Carreras records increased revenue, decreased profit
Managing Director at listed cigarette distribution company Carreras, Marcus Steele, is again warning of further growth in the illicit sale of tobacco products if further excise duties are imposed on legitimate distributors.
“If you take a decision where you end up losing, then in my view, that is a bad decision,” Steele said as he updated investors at the company’s annual general meeting at The Jamaica Pegasus hotel in New Kingston last week.
He says Carreras is only just recovering from the negative impact of the last excise duty increase. At the same time, he says, indications are that the illicit trade currently has about 30 per cent of the total market. Steele says data gathered by the company show that 53 per cent of the cigarettes consumed in Kingston ad St Andrew are illicit, 15 per cent for St Catherine, and 10 per cent for Clarendon. He said that best estimates are that the illicit trade is valued at about $5 billion annually, with the Government losing a little over half of that figure in excise duties.
“They’re losing more than $2.5 billion per year, so it is in our best interest to fight this monster, and one of the ways we can do it is to look at how we implement excise duties,” Steele argued.
In 2017, the Government hiked the excise duties on tobacco products. Steele says that in the aftermath, it was established that there is a direct relationship between an increase in excise duties and an increase in the illicit trade.

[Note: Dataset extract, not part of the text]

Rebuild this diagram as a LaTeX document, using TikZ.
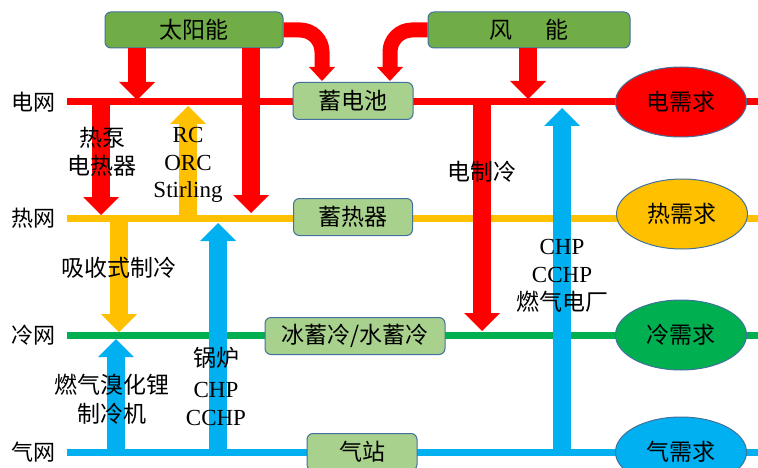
\documentclass[tikz,border=0pt]{standalone}
\usepackage{fontspec}
\setmainfont{Liberation Serif}
\newfontfamily\cjk{Noto Sans CJK SC}
\usetikzlibrary{arrows.meta,shapes.geometric}
\definecolor{cred}{HTML}{FF0000}
\definecolor{corg}{HTML}{FFC000}
\definecolor{cgrn}{HTML}{00B050}
\definecolor{cblu}{HTML}{00B0F0}
\definecolor{dkgrn}{HTML}{70AD47}
\definecolor{ltgrn}{HTML}{A9D18E}
\definecolor{bord}{HTML}{41719C}
\begin{document}
\begin{tikzpicture}[x=1pt,y=-1pt,
  gridline/.style={line width=7pt},
  srcbox/.style={draw=bord, line width=1pt, fill=dkgrn, rounded corners=6pt, minimum height=36pt, inner sep=0pt, font=\cjk\fontsize{23}{27}\selectfont},
  storebox/.style={draw=bord, line width=1pt, fill=ltgrn, rounded corners=6pt, minimum height=37pt, inner sep=0pt, font=\cjk\fontsize{23}{27}\selectfont},
  demand/.style={ellipse, draw=bord, line width=1pt, minimum width=131pt, minimum height=70pt, inner sep=0pt, font=\cjk\fontsize{23}{27}\selectfont},
  blk/.style={line width=18pt, -{Triangle[width=36pt,length=18pt,line width=0pt]}},
  curv/.style={line width=15pt, rounded corners=22pt, -{Triangle[width=26pt,length=14pt,line width=0pt]}},
  gridlab/.style={font=\cjk\fontsize{22}{26}\selectfont, inner sep=0pt},
  cjklab/.style={font=\cjk\fontsize{23}{28.5}\selectfont, align=center, inner sep=0pt},
  latlab/.style={font=\fontsize{23}{27.5}\selectfont, align=center, inner sep=0pt},
]
\useasboundingbox (0,0) rectangle (758,468);
\clip (0,0) rectangle (758,468);
\fill[white] (0,0) rectangle (758,468);

% grid labels
\node[gridlab] (nE) at (34,102) {电网};
\node[gridlab] (nH) at (34,218) {热网};
\node[gridlab] (nC) at (34,335) {冷网};
\node[gridlab] (nG) at (34,452) {气网};

% grid line end points
\coordinate (eS) at (67,102);  \coordinate (eE) at (760,102);
\coordinate (hS) at (67,218);  \coordinate (hE) at (760,218);
\coordinate (cS) at (67,335);  \coordinate (cE) at (760,335);
\coordinate (gS) at (67,452);  \coordinate (gE) at (760,452);

\draw[gridline, cred] (eS) -- (eE);
\draw[gridline, corg] (hS) -- (hE);
\draw[gridline, cgrn] (cS) -- (cE);
\draw[gridline, cblu] (gS) -- (gE);

% source boxes
\node[srcbox, minimum width=178pt] (sun) at (194,30) {太阳能};
\node[srcbox, minimum width=202pt] (wind) at (529,30) {风\hspace{33pt}能};

% arrow coordinates
\coordinate (a1) at (137,100);
\coordinate (a2) at (251,213);
\coordinate (a3) at (322,81);
\coordinate (a4) at (390,81);
\coordinate (a5) at (528,99);
\coordinate (a6s) at (101,102); \coordinate (a6) at (101,215);
\coordinate (a7s) at (188,218); \coordinate (a7) at (188,106);
\coordinate (a8s) at (119,218); \coordinate (a8) at (119,332);
\coordinate (a9s) at (116,452); \coordinate (a9) at (116,339);
\coordinate (a10s) at (218,452); \coordinate (a10) at (218,223);
\coordinate (a11s) at (482,102); \coordinate (a11) at (482,331);
\coordinate (a12s) at (562,452); \coordinate (a12) at (562,108);

\draw[blk, cred] (sun.south -| a1) -- (a1);
\draw[blk, cred] (sun.south -| a2) -- (a2);
\draw[curv, cred] (sun.east) -| (a3);
\draw[curv, cred] (wind.west) -| (a4);
\draw[blk, cred] (wind.south -| a5) -- (a5);
\draw[blk, cred] (a6s) -- (a6);
\draw[blk, corg] (a7s) -- (a7);
\draw[blk, corg] (a8s) -- (a8);
\draw[blk, cblu] (a9s) -- (a9);
\draw[blk, cblu] (a10s) -- (a10);
\draw[blk, cred] (a11s) -- (a11);
\draw[blk, cblu] (a12s) -- (a12);

% storage boxes
\node[storebox, minimum width=120pt] (bat) at (353,101) {蓄电池};
\node[storebox, minimum width=119pt] (hst) at (353,217) {蓄热器};
\node[storebox, minimum width=180pt] (cst) at (355,336) {冰蓄冷/水蓄冷};
\node[storebox, minimum width=110pt] (gst) at (362,452) {气站};

% demand ellipses
\node[demand, fill=cred] (dE) at (681,102) {电需求};
\node[demand, fill=corg] (dH) at (682,214) {热需求};
\node[demand, fill=cgrn] (dC) at (681,335) {冷需求};
\node[demand, fill=cblu] (dG) at (681,452) {气需求};

% arrow labels
\node[cjklab] (lHP) at (102,152) {热泵\\电热器};
\node[latlab] (lRC) at (188,165) {RC\\ORC\\Stirling};
\node[cjklab] (lEC) at (482,172) {电制冷};
\node[cjklab] (lAB) at (119,268) {吸收式制冷};
\node[cjklab] (lLi) at (112,399) {燃气溴化锂\\制冷机};
\node[cjklab] (lBo) at (216,358) {锅炉};
\node[latlab] (lB2) at (216,390) {CHP};
\node[latlab] (lB3) at (216,418) {CCHP};
\node[latlab] (lC1) at (562,247) {CHP};
\node[latlab] (lC2) at (562,275) {CCHP};
\node[cjklab] (lC3) at (562,302) {燃气电厂};
\end{tikzpicture}
\end{document}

“Two years ago when there was an increase with the $3 excise moving the price from $14 to $17 per stick, we had a significant reduction in duties collected, and the government lost $1.8 billion. It affected our company as well because the legal market went down by over 22 per cent,” the managing director said, noting that 57 per cent of the invoice cost on cigarettes distributed is tax, which means that 47 per cent of the value to the consumer is tax.
Carreras reported first-quarter profits of $923.3 million up to June 2019. This was 12 per cent more than the $821 million earned for the similar period in 2018. The increased profits came on the back of improved revenues, which stood at $1.22 billion, or 10 per cent more than the $1.11 billion garnered during the similar period in 2018.
For the March 2019 year-end, Carreras recorded a 2.2 per cent decrease in profits, or $3.4 billion, slightly less that the $3.5 billion recorded in the previous year. The drop in profits was despite a marginal increase in total revenues, which moved from $12.6 billion in 2018 to $12.9 billion at the end of March 2019. Steele said the decreased end-of-year profits had to do with a reorganisation of the Carreras sales force and their route to market arrangements.